If this is success, what do you have to do to fail?

John Meriwether worked as a bond trader at Salomon Brothers. At Salomon, Meriwether rose to become the head of the domestic fixed income arbitrage group in the early 1980s and vice-chairman of the company in 1988, when aged 41. Well it was the days of Liar's Poker and big swinging dicks, and nobody's dick swung bigger than Meriwether's.

Three years later Salomon was caught up in a Treasury securities trading scandal perpetrated by a Salomon employee, and Meriwether was stuck with a $50,000 civil penalty.

Figuring he could make more money elsewhere without such hassle Meriwether decided to leave the Salomon and founded the Long-Term Capital Management hedge fund in Greenwich, Connecticut in 1994. Long-Term Capital Management collapsed in 1998, proving that if you think you are smarter than the market, you probably aren't. LTCM was built on leveraged bond arbitrages. The trouble was that as it got bigger, the number of valuable arbitrages diminishes relative to the capital base. I guess it shows that in a liquid market, arbitrage is a niche business. Anyway, the upshot was that the highly leveraged fund had to be bailed out to the tune of $3.6 billion.
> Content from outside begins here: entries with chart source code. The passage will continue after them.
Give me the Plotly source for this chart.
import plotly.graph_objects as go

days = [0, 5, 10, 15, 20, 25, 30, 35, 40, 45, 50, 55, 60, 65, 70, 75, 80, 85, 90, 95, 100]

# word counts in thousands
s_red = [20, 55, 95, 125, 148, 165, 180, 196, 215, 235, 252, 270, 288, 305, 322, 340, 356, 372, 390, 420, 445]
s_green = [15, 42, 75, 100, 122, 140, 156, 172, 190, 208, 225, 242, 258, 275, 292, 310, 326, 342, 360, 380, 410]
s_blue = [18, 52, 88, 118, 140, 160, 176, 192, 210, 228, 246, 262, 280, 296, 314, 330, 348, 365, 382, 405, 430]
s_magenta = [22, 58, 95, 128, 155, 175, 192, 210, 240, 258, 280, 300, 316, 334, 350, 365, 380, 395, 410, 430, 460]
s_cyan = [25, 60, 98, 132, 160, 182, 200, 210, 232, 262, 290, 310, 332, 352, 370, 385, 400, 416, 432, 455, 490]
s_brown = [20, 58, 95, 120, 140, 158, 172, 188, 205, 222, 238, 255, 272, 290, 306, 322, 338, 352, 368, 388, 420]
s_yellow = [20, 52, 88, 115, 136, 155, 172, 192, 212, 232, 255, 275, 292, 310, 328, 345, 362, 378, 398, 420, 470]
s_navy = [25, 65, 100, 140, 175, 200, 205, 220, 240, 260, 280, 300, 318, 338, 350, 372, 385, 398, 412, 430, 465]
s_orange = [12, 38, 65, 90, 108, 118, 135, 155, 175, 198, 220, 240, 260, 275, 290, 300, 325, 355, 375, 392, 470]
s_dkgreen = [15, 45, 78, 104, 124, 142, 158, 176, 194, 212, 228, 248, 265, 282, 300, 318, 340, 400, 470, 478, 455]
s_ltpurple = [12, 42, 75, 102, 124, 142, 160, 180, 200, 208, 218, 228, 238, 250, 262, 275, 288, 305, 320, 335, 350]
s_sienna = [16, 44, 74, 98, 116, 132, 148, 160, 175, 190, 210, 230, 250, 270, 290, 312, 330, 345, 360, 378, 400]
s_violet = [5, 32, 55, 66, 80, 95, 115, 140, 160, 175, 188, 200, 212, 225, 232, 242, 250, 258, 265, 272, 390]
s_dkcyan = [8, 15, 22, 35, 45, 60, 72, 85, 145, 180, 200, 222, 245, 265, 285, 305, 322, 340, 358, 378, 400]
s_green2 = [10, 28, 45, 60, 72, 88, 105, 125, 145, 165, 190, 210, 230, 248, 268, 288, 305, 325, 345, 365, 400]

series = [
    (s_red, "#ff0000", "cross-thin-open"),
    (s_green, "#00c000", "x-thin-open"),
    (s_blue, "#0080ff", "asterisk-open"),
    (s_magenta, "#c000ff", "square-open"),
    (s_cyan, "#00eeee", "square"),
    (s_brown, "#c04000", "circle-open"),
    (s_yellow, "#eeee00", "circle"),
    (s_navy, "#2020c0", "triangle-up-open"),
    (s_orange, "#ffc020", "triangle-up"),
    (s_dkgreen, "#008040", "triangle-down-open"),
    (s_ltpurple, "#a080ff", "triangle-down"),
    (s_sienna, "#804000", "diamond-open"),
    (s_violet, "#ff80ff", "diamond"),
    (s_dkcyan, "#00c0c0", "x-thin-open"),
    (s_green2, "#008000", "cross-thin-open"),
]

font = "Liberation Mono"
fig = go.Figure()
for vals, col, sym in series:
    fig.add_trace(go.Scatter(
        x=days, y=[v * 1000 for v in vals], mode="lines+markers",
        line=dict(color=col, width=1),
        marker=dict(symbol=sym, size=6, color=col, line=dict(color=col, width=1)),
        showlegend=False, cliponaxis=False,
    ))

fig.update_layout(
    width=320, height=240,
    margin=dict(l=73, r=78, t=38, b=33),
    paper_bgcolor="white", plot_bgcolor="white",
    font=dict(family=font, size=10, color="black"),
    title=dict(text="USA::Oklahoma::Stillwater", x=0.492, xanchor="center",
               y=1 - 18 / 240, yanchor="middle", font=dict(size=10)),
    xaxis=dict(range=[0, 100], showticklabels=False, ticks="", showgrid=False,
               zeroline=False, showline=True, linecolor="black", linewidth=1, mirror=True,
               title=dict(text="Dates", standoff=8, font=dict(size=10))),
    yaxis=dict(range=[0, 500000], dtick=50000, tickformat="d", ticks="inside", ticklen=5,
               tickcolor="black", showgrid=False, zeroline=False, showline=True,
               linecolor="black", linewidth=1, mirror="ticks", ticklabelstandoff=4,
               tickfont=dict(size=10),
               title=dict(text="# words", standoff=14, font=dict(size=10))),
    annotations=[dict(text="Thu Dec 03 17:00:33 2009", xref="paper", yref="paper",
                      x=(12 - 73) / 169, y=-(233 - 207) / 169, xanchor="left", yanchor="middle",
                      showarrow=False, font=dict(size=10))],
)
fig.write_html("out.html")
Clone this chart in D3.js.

Undismayed Meriwether took a break and then started started JWM artners LLC with initial capital of $250 million with loyal quants and traders. As of April 2008, the company had around $1.6 billion in management. But then it all went horribly wrong. Between September 2007 and February 2009 Meriwether's main fund at JWM Partners underperformed the Masterley Black Sock Fund (stuff cash into a sock and leave it at the back of your draw) by 44%.

It seems there is a never ending supply of mugs who want to give away their money, but what is more astonishing is that after serial failure, Meriwether is seen by some as a doyen of the US financial services industry. It seems that to be real villain you have to be sent down for 150 years.